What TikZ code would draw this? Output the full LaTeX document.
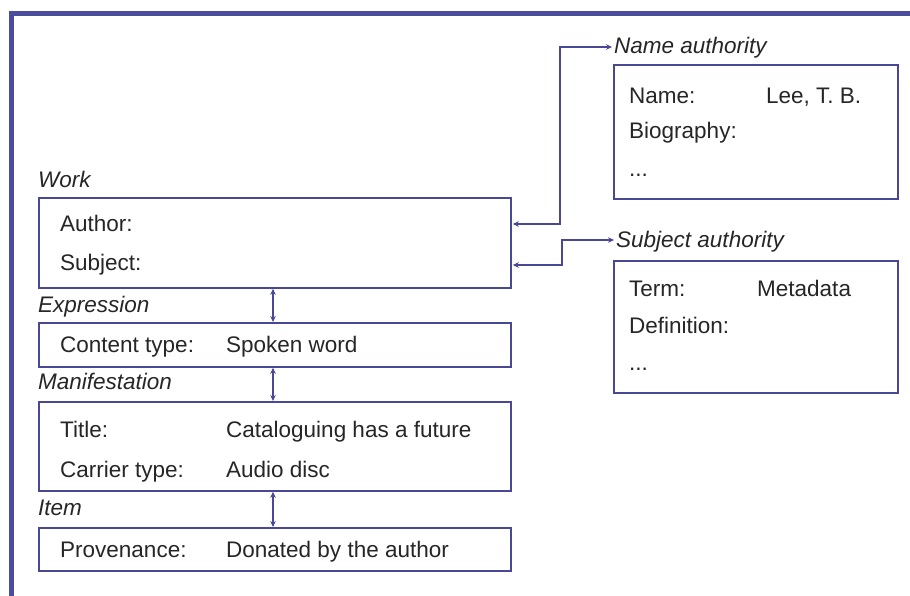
\documentclass[tikz,border=0pt]{standalone}
\usepackage{fontspec}
\setmainfont{Liberation Sans}
\usetikzlibrary{arrows.meta}
\definecolor{frameblue}{RGB}{76,76,156}
\definecolor{boxblue}{RGB}{72,72,150}
\definecolor{txt}{RGB}{38,38,38}
\begin{document}
\begin{tikzpicture}[x=1pt,y=-1pt,
  box/.style={draw=boxblue, line width=1.8pt, rectangle, inner sep=0pt, anchor=north west},
  lab/.style={anchor=base west, inner sep=0pt, font=\fontsize{22.5}{26}\selectfont\itshape, text=txt},
  fld/.style={anchor=base west, inner sep=0pt, font=\fontsize{22.5}{26}\selectfont, text=txt},
  conn/.style={draw=boxblue, line width=1.8pt, {Stealth[length=6pt,width=5.5pt]}-{Stealth[length=6pt,width=5.5pt]}}]
\useasboundingbox (0,0) rectangle (910,595);
\fill[white] (0,0) rectangle (910,595);
% frame
\draw[frameblue, line width=5pt] (11.5,597) -- (11.5,13.5) -- (912,13.5);

% Work
\node[lab] (worklab) at (38,187) {Work};
\node[box, minimum width=472pt, minimum height=90pt] (work) at (38,197) {};
\node[fld] (author) at (60,231) {Author:};
\node[fld] (subject) at (60,270) {Subject:};

% Expression
\node[lab] (exprlab) at (38,312) {Expression};
\node[box, minimum width=472pt, minimum height=44pt] (expr) at (38,322) {};
\node[fld] (ctype) at (60,352) {Content type:};
\node[fld] (ctypev) at (226,352) {Spoken word};

% Manifestation
\node[lab] (maniflab) at (38,389) {Manifestation};
\node[box, minimum width=472pt, minimum height=89pt] (manif) at (38,401) {};
\node[fld] (title) at (60,437) {Title:};
\node[fld] (titlev) at (226,437) {Cataloguing has a future};
\node[fld] (carrier) at (60,477) {Carrier type:};
\node[fld] (carrierv) at (226,477) {Audio disc};

% Item
\node[lab] (itemlab) at (38,515) {Item};
\node[box, minimum width=472pt, minimum height=43pt] (item) at (38,527) {};
\node[fld] (prov) at (60,557) {Provenance:};
\node[fld] (provv) at (226,557) {Donated by the author};

% Name authority
\node[lab] (nalab) at (614,53) {Name authority};
\node[box, minimum width=284pt, minimum height=134pt] (na) at (613,64) {};
\node[fld] (naname) at (629,103) {Name:};
\node[fld] (nanamev) at (766,103) {Lee, T. B.};
\node[fld] (nabio) at (629,138) {Biography:};
\node[fld] (nadots) at (629,176) {...};

% Subject authority
\node[lab] (salab) at (616,247) {Subject authority};
\node[box, minimum width=284pt, minimum height=132pt] (sa) at (613,260) {};
\node[fld] (saterm) at (629,296) {Term:};
\node[fld] (satermv) at (757,296) {Metadata};
\node[fld] (sadef) at (629,333) {Definition:};
\node[fld] (sadots) at (629,370) {...};

% vertical links
\draw[conn] (work.south -| 273,0) -- (expr.north -| 273,0);
\draw[conn] (expr.south -| 273,0) -- (manif.north -| 273,0);
\draw[conn] (manif.south -| 273,0) -- (item.north -| 273,0);

% authority links
\coordinate (c1) at (560,224);
\coordinate (c2) at (562,265);
\draw[conn] ([xshift=1pt]work.east |- c1) -- (c1) -- (c1 |- 0,47) -- ([xshift=-2pt]nalab.west |- 0,47);
\draw[conn] ([xshift=1pt]work.east |- c2) -- (c2) -- (c2 |- 0,240) -- ([xshift=-2pt]salab.west |- 0,240);
\end{tikzpicture}
\end{document}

☆ ☆ ☆ ☆

TASK TO COMPLETE: Return only the lines from the start of the data through the line that contains "(provv) at (226,557)", please, copying them exactly and omitting all pictures.

SOLUTION TO THIS EXERCISE:
What TikZ code would draw this? Output the full LaTeX document.
\documentclass[tikz,border=0pt]{standalone}
\usepackage{fontspec}
\setmainfont{Liberation Sans}
\usetikzlibrary{arrows.meta}
\definecolor{frameblue}{RGB}{76,76,156}
\definecolor{boxblue}{RGB}{72,72,150}
\definecolor{txt}{RGB}{38,38,38}
\begin{document}
\begin{tikzpicture}[x=1pt,y=-1pt,
  box/.style={draw=boxblue, line width=1.8pt, rectangle, inner sep=0pt, anchor=north west},
  lab/.style={anchor=base west, inner sep=0pt, font=\fontsize{22.5}{26}\selectfont\itshape, text=txt},
  fld/.style={anchor=base west, inner sep=0pt, font=\fontsize{22.5}{26}\selectfont, text=txt},
  conn/.style={draw=boxblue, line width=1.8pt, {Stealth[length=6pt,width=5.5pt]}-{Stealth[length=6pt,width=5.5pt]}}]
\useasboundingbox (0,0) rectangle (910,595);
\fill[white] (0,0) rectangle (910,595);
% frame
\draw[frameblue, line width=5pt] (11.5,597) -- (11.5,13.5) -- (912,13.5);

% Work
\node[lab] (worklab) at (38,187) {Work};
\node[box, minimum width=472pt, minimum height=90pt] (work) at (38,197) {};
\node[fld] (author) at (60,231) {Author:};
\node[fld] (subject) at (60,270) {Subject:};

% Expression
\node[lab] (exprlab) at (38,312) {Expression};
\node[box, minimum width=472pt, minimum height=44pt] (expr) at (38,322) {};
\node[fld] (ctype) at (60,352) {Content type:};
\node[fld] (ctypev) at (226,352) {Spoken word};

% Manifestation
\node[lab] (maniflab) at (38,389) {Manifestation};
\node[box, minimum width=472pt, minimum height=89pt] (manif) at (38,401) {};
\node[fld] (title) at (60,437) {Title:};
\node[fld] (titlev) at (226,437) {Cataloguing has a future};
\node[fld] (carrier) at (60,477) {Carrier type:};
\node[fld] (carrierv) at (226,477) {Audio disc};

% Item
\node[lab] (itemlab) at (38,515) {Item};
\node[box, minimum width=472pt, minimum height=43pt] (item) at (38,527) {};
\node[fld] (prov) at (60,557) {Provenance:};
\node[fld] (provv) at (226,557) {Donated by the author};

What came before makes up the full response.